__SET TASK__:
Could you write out the opening lines of the data, word for word, stopping after the line that contains "var rangeEndIndex = 41;"?

══════

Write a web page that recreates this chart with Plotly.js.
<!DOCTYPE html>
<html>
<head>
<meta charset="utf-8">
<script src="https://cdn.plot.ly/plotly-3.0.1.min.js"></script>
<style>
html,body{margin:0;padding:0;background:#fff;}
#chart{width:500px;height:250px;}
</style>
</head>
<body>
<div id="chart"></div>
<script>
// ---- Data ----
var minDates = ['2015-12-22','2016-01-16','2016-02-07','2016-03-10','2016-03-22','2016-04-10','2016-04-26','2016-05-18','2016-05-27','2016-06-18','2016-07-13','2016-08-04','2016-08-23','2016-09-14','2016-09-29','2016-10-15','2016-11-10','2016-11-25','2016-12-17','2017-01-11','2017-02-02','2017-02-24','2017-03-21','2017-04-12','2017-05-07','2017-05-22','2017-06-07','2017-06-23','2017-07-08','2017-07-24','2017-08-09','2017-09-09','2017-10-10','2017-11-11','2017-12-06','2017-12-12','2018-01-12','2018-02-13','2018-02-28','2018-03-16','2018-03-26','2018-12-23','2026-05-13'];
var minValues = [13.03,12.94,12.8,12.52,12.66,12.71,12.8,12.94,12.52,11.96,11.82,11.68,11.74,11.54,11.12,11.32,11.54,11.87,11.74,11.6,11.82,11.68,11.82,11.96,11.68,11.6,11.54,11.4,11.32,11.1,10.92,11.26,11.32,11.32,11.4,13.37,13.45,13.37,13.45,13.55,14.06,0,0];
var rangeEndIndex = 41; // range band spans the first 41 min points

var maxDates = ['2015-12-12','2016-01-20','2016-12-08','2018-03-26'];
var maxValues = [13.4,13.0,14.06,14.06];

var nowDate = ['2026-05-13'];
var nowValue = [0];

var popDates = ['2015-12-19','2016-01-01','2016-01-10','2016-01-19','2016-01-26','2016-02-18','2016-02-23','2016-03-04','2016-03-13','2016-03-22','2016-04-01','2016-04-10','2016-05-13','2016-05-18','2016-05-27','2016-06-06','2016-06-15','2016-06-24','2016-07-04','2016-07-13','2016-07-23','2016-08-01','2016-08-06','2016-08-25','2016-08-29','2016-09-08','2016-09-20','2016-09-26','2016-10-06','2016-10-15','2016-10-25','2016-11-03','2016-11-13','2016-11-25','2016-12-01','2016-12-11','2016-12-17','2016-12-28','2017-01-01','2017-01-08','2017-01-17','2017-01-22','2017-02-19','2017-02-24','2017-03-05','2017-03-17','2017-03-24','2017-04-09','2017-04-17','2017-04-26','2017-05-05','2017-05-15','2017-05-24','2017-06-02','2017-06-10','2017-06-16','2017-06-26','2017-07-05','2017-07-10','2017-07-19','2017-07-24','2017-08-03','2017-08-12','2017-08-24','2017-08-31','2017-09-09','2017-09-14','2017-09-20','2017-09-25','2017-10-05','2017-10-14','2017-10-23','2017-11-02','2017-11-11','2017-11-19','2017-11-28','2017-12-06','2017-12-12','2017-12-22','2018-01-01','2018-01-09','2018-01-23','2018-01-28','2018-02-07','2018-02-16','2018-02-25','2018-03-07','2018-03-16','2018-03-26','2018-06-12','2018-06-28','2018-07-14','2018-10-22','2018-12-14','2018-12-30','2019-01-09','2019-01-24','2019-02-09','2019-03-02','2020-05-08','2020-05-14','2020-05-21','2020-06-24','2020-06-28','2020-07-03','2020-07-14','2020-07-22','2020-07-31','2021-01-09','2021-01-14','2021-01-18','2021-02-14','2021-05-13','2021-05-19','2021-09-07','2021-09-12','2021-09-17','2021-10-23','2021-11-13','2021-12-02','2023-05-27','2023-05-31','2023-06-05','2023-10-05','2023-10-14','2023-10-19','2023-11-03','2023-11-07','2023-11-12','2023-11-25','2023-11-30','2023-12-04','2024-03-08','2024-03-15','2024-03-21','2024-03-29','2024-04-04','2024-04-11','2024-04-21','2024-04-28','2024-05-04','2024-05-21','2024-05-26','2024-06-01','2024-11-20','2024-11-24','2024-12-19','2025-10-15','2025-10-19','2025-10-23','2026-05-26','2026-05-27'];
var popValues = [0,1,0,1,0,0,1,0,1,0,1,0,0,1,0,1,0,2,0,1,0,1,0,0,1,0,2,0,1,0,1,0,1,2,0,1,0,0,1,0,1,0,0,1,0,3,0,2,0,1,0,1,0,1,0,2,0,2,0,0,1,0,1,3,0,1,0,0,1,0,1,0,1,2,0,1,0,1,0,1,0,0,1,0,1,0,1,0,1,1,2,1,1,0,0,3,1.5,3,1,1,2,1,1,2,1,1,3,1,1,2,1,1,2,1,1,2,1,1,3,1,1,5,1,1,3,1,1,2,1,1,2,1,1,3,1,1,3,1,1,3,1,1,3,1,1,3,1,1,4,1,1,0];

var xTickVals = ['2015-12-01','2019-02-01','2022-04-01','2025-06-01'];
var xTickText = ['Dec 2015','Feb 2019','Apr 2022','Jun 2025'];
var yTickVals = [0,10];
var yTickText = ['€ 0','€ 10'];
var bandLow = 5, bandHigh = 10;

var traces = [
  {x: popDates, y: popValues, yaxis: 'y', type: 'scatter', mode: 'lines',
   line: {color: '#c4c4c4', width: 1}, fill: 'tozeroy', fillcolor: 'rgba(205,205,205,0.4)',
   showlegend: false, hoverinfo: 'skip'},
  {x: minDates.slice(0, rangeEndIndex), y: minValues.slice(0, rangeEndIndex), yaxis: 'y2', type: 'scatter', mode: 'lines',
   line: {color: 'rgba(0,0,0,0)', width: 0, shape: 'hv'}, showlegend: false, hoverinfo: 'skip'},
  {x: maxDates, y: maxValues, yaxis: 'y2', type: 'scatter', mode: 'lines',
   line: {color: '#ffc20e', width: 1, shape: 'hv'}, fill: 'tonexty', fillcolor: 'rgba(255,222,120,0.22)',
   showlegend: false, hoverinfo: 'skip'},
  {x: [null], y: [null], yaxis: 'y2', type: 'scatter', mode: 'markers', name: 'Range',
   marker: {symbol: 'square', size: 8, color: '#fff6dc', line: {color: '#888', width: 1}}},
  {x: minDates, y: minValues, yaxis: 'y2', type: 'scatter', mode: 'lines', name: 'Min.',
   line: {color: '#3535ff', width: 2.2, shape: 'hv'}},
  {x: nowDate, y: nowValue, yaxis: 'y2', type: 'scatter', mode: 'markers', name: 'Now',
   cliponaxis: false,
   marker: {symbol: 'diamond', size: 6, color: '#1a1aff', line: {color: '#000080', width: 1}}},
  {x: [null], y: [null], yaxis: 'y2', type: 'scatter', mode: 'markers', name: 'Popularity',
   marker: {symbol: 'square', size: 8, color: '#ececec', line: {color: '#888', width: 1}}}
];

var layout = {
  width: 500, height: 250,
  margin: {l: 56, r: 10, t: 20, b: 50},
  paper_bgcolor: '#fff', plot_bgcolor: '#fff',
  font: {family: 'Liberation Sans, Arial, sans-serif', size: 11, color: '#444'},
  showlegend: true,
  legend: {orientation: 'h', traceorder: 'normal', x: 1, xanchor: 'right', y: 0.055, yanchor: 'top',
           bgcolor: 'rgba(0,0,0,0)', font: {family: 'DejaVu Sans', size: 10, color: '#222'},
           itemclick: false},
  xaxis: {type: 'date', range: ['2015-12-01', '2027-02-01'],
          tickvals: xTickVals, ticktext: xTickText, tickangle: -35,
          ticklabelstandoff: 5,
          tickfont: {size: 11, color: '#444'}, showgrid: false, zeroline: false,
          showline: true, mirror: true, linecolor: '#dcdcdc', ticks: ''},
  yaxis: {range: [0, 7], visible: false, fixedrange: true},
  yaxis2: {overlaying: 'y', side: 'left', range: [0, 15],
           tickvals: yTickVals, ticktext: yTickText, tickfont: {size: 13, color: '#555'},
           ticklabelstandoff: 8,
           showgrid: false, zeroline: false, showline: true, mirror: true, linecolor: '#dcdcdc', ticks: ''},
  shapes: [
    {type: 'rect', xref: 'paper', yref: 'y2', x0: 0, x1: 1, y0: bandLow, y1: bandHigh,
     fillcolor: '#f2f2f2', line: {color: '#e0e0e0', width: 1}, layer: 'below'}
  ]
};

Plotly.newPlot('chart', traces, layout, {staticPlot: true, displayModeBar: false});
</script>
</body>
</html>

══════

__COMPLETED EXERCISE__:
Write a web page that recreates this chart with Plotly.js.
<!DOCTYPE html>
<html>
<head>
<meta charset="utf-8">
<script src="https://cdn.plot.ly/plotly-3.0.1.min.js"></script>
<style>
html,body{margin:0;padding:0;background:#fff;}
#chart{width:500px;height:250px;}
</style>
</head>
<body>
<div id="chart"></div>
<script>
// ---- Data ----
var minDates = ['2015-12-22','2016-01-16','2016-02-07','2016-03-10','2016-03-22','2016-04-10','2016-04-26','2016-05-18','2016-05-27','2016-06-18','2016-07-13','2016-08-04','2016-08-23','2016-09-14','2016-09-29','2016-10-15','2016-11-10','2016-11-25','2016-12-17','2017-01-11','2017-02-02','2017-02-24','2017-03-21','2017-04-12','2017-05-07','2017-05-22','2017-06-07','2017-06-23','2017-07-08','2017-07-24','2017-08-09','2017-09-09','2017-10-10','2017-11-11','2017-12-06','2017-12-12','2018-01-12','2018-02-13','2018-02-28','2018-03-16','2018-03-26','2018-12-23','2026-05-13'];
var minValues = [13.03,12.94,12.8,12.52,12.66,12.71,12.8,12.94,12.52,11.96,11.82,11.68,11.74,11.54,11.12,11.32,11.54,11.87,11.74,11.6,11.82,11.68,11.82,11.96,11.68,11.6,11.54,11.4,11.32,11.1,10.92,11.26,11.32,11.32,11.4,13.37,13.45,13.37,13.45,13.55,14.06,0,0];
var rangeEndIndex = 41; // range band spans the first 41 min points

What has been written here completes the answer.